Willem Derynck werkgroep tuinbouw (2)

Zie je nog andere uitdagingen?

Willem: “De uitdagingen die op ons afkomen, sluiten nauw aan bij de problemen die we momenteel al ondervinden, maar misschien ervaren we ze dan nog sterker. Water zal een belangrijke rol blijven spelen, al hadden we vorig jaar geluk met de regenval in de zomer. Ik denk ook graag na over het verbeteren van onze volledige ketenwerking. Alle schakels van de keten zouden op termijn voordeel ondervinden van een betere samenwerking, met meer aandacht voor de producent die aan de basis van de keten staat.”

Zijn er ook positieve evoluties in deze sector?

Willem: “Natuurlijk!
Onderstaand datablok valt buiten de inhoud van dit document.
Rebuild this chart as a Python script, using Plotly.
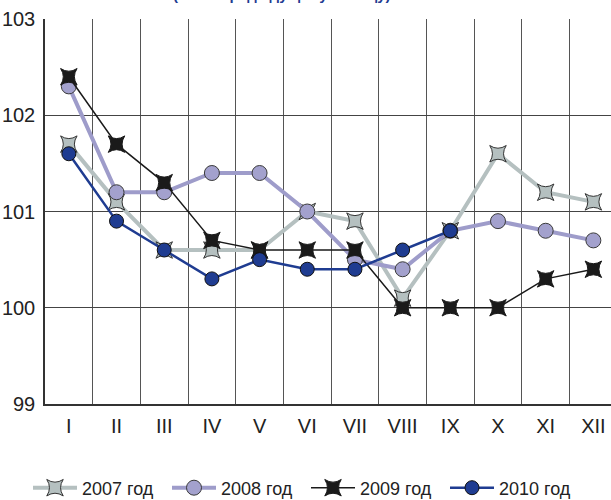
import plotly.graph_objects as go

months = ["I", "II", "III", "IV", "V", "VI", "VII", "VIII", "IX", "X", "XI", "XII"]
y2007 = [101.7, 101.1, 100.6, 100.6, 100.6, 101.0, 100.9, 100.1, 100.8, 101.6, 101.2, 101.1]
y2008 = [102.3, 101.2, 101.2, 101.4, 101.4, 101.0, 100.5, 100.4, 100.8, 100.9, 100.8, 100.7]
y2009 = [102.4, 101.7, 101.3, 100.7, 100.6, 100.6, 100.6, 100.0, 100.0, 100.0, 100.3, 100.4]
y2010 = [101.6, 100.9, 100.6, 100.3, 100.5, 100.4, 100.4, 100.6, 100.8]
series_names = ["2007 год", "2008 год", "2009 год", "2010 год"]
title_text = "(в % к предыдущему месяцу)"

xpos = list(range(1, 13))
FONT = "Liberation Sans, Arial, sans-serif"

fig = go.Figure()
fig.add_trace(go.Scatter(
    x=xpos, y=y2007, name=series_names[0], mode="lines+markers",
    line=dict(color="#b5c0c0", width=4),
    marker=dict(symbol="star-square", size=15, color="#b5c0c0",
                line=dict(color="#333333", width=1))))
fig.add_trace(go.Scatter(
    x=xpos, y=y2008, name=series_names[1], mode="lines+markers",
    line=dict(color="#9e9cca", width=4),
    marker=dict(symbol="circle", size=15, color="#a3a1cd",
                line=dict(color="#3a3a3a", width=1))))
fig.add_trace(go.Scatter(
    x=xpos, y=y2009, name=series_names[2], mode="lines+markers",
    line=dict(color="#1a1a1a", width=1.5),
    marker=dict(symbol="star-square", size=15, color="#1a1a1a",
                line=dict(color="#1a1a1a", width=1))))
fig.add_trace(go.Scatter(
    x=xpos[:len(y2010)], y=y2010, name=series_names[3], mode="lines+markers",
    line=dict(color="#1f3c91", width=2.5),
    marker=dict(symbol="circle", size=14, color="#1f3c91",
                line=dict(color="#111111", width=1))))

fig.update_layout(
    width=611, height=500,
    margin=dict(l=45, r=0, t=19, b=96, autoexpand=False),
    paper_bgcolor="white", plot_bgcolor="white",
    font=dict(family=FONT, color="#222222", size=18),
    showlegend=True,
    legend=dict(orientation="h", xref="container", x=28 / 611, xanchor="left",
                yref="container", y=12 / 500, yanchor="middle",
                entrywidth=80, entrywidthmode="pixels", itemwidth=44,
                font=dict(size=18, family=FONT, color="#222222"),
                traceorder="normal", bgcolor="rgba(0,0,0,0)"),
    xaxis=dict(range=[0.5, 12.37], tickvals=xpos, ticktext=months,
               showgrid=False, zeroline=False, automargin=False,
               showline=True, linecolor="#333333", linewidth=1.5,
               ticks="", ticklabelstandoff=3,
               minor=dict(tick0=0.5, dtick=1, showgrid=True, gridcolor="#555555", gridwidth=1),
               tickfont=dict(size=20, family=FONT)),
    yaxis=dict(range=[99, 103], dtick=1, tick0=99,
               showgrid=True, gridcolor="#444444", gridwidth=1,
               zeroline=False, showline=True, linecolor="#333333", linewidth=1.5,
               ticks="", ticklabelstandoff=4, automargin=False,
               tickfont=dict(size=20, family=FONT)),
    annotations=[dict(text="<b>" + title_text + "</b>", xref="paper", yref="paper",
                      x=0.419, y=1 + 14 / 385, xanchor="center", yanchor="bottom",
                      showarrow=False, font=dict(size=15, color="#1f3c91", family=FONT))],
)

fig.write_html("out.html", config={"displayModeBar": False},
               post_script="document.body.style.margin='0';document.body.style.overflow='hidden';")
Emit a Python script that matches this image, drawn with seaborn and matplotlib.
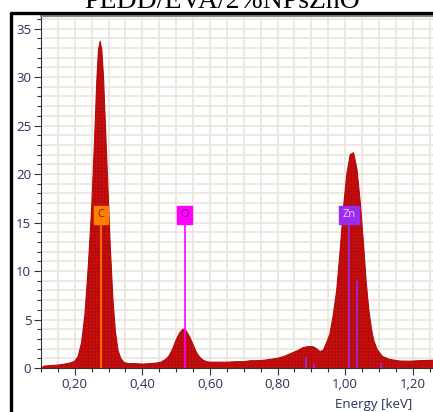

Ik vind de voortdurende evolutie van de technologie een groot voordeel. Onze arbeid wordt steeds minder zwaar en door artificial intelligence kunnen we onze bedrijven gevoelig versterken in de richting van precisielandbouw bijvoorbeeld. Dat zou ons ook moeten helpen om meer marktcontrole te krijgen en gerichter te kunnen produceren. Dan kunnen we periodes van over- of onderproductie voorkomen. Over productie gesproken: nieuwe producten die we in België kunnen kweken, kunnen nieuwe nichemarkten openen, wat onze sector alleen maar ten goede kan komen. Tot slot wil ik nog even aanhalen dat de instroom van jonge landbouwers ook positief evolueert. Dan bedoel ik vooral hoe ze naar de sector kijken en welke kwaliteiten ze met zich meebrengen. Jonge starters zijn nu veel beter voorbereid en kijken nuchterder naar onze sector dan vroeger.”

Wil je nog iets kwijt aan onze lezers?

Willem: “Het blijft in elke sector een uitdagende periode, waardoor de keuze voor de boerenstiel in het algemeen niet gemakkelijk is. Het is belangrijk dat de sector breed toegankelijk blijft, zodat iedereen die interesse heeft kan toetreden. Het mag niet alleen voor de ‘happy’ few zijn.”